Orszag should not have left to have more family time with his new fiancé and his illegitimate child. He should have left in order to protest the Constitutional Crisis brought on by House Speaker Nancy Pelosi and her inability to quell the political cowardice of her overwhelming majority. The House of Representatives has a Constitutional responsibility to control the spending of America’s government. This involves putting together a comprehensive, detailed, honest and informative budget resolution so that the country has a plan.

Since the founding of The United States of America, the House of Representatives has had the power of the purse. With that power, as even Spiderman could attest, comes great responsibility. The Framers of The Constitution spoke frequently on the importance of a sound financial process occurring in The House of Representatives.
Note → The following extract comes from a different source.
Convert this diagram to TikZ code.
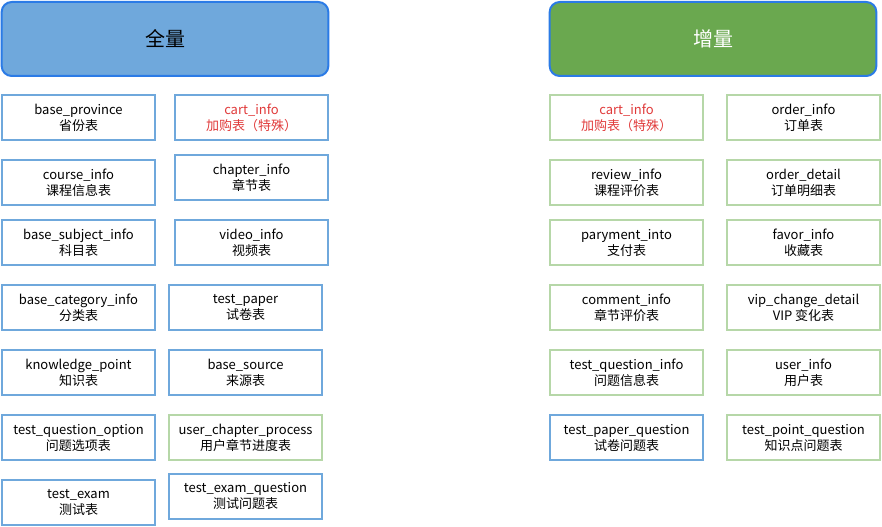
\documentclass[tikz,border=0pt]{standalone}
\usepackage{fontspec}
\setmainfont{Noto Sans CJK SC}
\usepackage{tikz}
\usetikzlibrary{positioning}
\definecolor{fullfill}{HTML}{6FA8DC}
\definecolor{incfill}{HTML}{6AA84F}
\definecolor{headline}{HTML}{2B7BE6}
\definecolor{fullline}{HTML}{6FA8DC}
\definecolor{incline}{HTML}{B6D7A8}
\definecolor{special}{HTML}{E03A3A}
\tikzset{
    head/.style={
           rectangle,
           rounded corners=7.5pt,
           draw=headline, line width=1.5pt,
           minimum width=245pt,
           minimum height=55.5pt,
           font=\fontsize{15}{18}\selectfont,
           },
    tbl/.style={
           rectangle,
           draw=fullline, line width=1.5pt,
           minimum width=114.75pt,
           minimum height=33.75pt,
           inner sep=0pt,
           align=center,
           font=\fontsize{9.75}{12}\selectfont,
           },
    tblinc/.style={tbl, draw=incline},
}

\begin{document}
\begin{tikzpicture}[x=0.75pt,y=-0.75pt]
      \useasboundingbox (0,0) rectangle (882,527);
      % headers
      \node[head,fill=fullfill] (full) at (165,39)  {全量};
      \node[head,fill=incfill,text=white] (inc) at (713,39) {增量};
      % full tables
      \node[tbl] (province)  at (78.5,117.5)  {base\_province\\省份表};
      \node[tbl,text=special] (cart_f) at (251.5,117.5) {cart\_info\\加购表（特殊）};
      \node[tbl] (course)    at (78.5,182.5)  {course\_info\\课程信息表};
      \node[tbl] (chapter)   at (251.5,177.5) {chapter\_info\\章节表};
      \node[tbl] (subject)   at (78.5,242.5)  {base\_subject\_info\\科目表};
      \node[tbl] (video)     at (251.5,242.5) {video\_info\\视频表};
      \node[tbl] (category)  at (78.5,307.5)  {base\_category\_info\\分类表};
      \node[tbl] (paper)     at (245.5,307.5) {test\_paper\\试卷表};
      \node[tbl] (knowledge) at (78.5,372.5)  {knowledge\_point\\知识表};
      \node[tbl] (source)    at (245.5,372.5) {base\_source\\来源表};
      \node[tbl] (option)    at (78.5,437.5)  {test\_question\_option\\问题选项表};
      \node[tblinc] (process) at (245.5,437.5) {user\_chapter\_process\\用户章节进度表};
      \node[tbl] (exam)      at (78.5,502.5)  {test\_exam\\测试表};
      \node[tbl] (exam_q)    at (245.5,496)   {test\_exam\_question\\测试问题表};
      % incremental tables
      \node[tblinc,text=special] (cart_i) at (626.5,117.5) {cart\_info\\加购表（特殊）};
      \node[tblinc] (order)    at (803.5,117.5) {order\_info\\订单表};
      \node[tblinc] (review)   [below=13.5pt of cart_i] {review\_info\\课程评价表};
      \node[tblinc] (detail)   [below=13.5pt of order]  {order\_detail\\订单明细表};
      \node[tblinc] (payment)  at (626.5,242.5) {paryment\_into\\支付表};
      \node[tblinc] (favor)    at (803.5,242.5) {favor\_info\\收藏表};
      \node[tblinc] (comment)  [below=13.5pt of payment] {comment\_info\\章节评价表};
      \node[tblinc] (vip)      [below=13.5pt of favor]   {vip\_change\_detail\\VIP 变化表};
      \node[tblinc] (question) [below=13.5pt of comment] {test\_question\_info\\问题信息表};
      \node[tblinc] (user)     [below=13.5pt of vip]     {user\_info\\用户表};
      \node[tbl] (paper_q)     [below=13.5pt of question] {test\_paper\_question\\试卷问题表};
      \node[tblinc] (point_q)  [below=13.5pt of user]    {test\_point\_question\\知识点问题表};
\end{tikzpicture}
\end{document}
The U.S. Constitution declares: “No Money shall be drawn from the Treasury, but in Consequence of Appropriations made by Law.” The power of the purse, James
Madison noted in Federalist Paper no. 58, represents the “most complete and effectual weapon with which any constitution can arm the immediate representatives of the people, for obtaining a redress of every grievance, and for carrying into effect every just and salutary measure.” In Federalist Paper no. 48, Madison said “the legislative department alone has access to the pockets of the people.”
(HT: House Budget Committee)

But instead of the wise stewardship envisioned by James Madison at the inception of The Great American experiment, we get gamesmanship. We get alternative budget measures. The type where you get to spend the money, but don’t have to confess how much the expenditures will cost.

House Budget Committee Chairman John Spratt (D-S.C.) said the alternative would be the “functional equivalent” of a full-fledged budget. But because it won’t be a traditional budget resolution, it will be silent on future deficits, which are expected to average nearly $1 trillion for the next decade.

Another convenience of an alternate budget resolution, is that it gets to ignore Glorious and Sanctimonious PAYGO. The Democrats composing Pelosi’s majority loved PAYGO when they campaigned on it in 2006. Living within its limitations hasn’t been as popular. The neutered House of Representatives version, which would be in effect absent an approved Federal Budget, would allow the Congress to declare all spending they didn’t wish to control emergency spending. Thus we get fiascoes such as this.

Both PAYGO measures require new tax cuts or that entitlement programs be paid for with tax increases or spending cuts, but the House PAYGO rule, in place since before the law was enacted, can be more easily bypassed than the PAYGO law. Spratt said the budget may be attached to an upcoming supplemental spending bill, which will provide funding for the Iraq and Afghanistan wars, domestic disaster aid and possibly fiscal aid to states and local governments to retain public workers.

Why the dither? Why the delay? Democrats are afraid to make choices. They are afraid dealing with problems will make them unpopular. They attach the waste, the earmarks and the pork barrel spoils to the war funding. Democrats have learned to love the war. It forces us all to swallow all of Jim Moran’s earmarks and do it for The Troops.™

So Orszag’s decision to resign and enter the Kiddy-Pool section of some left-leaning think tank is appropriate. If Congress can’t be bothered with doing their job, it’s not as if he has any reasonable expectation of successfully accomplishing his. Peter Orszag is not much of a guy and won’t be missed, but if his decision to leave town calls attention to the stupid games being played with our nation’s financial future, than his exit from public service was both proper and condign. For that, at least, he should be commended.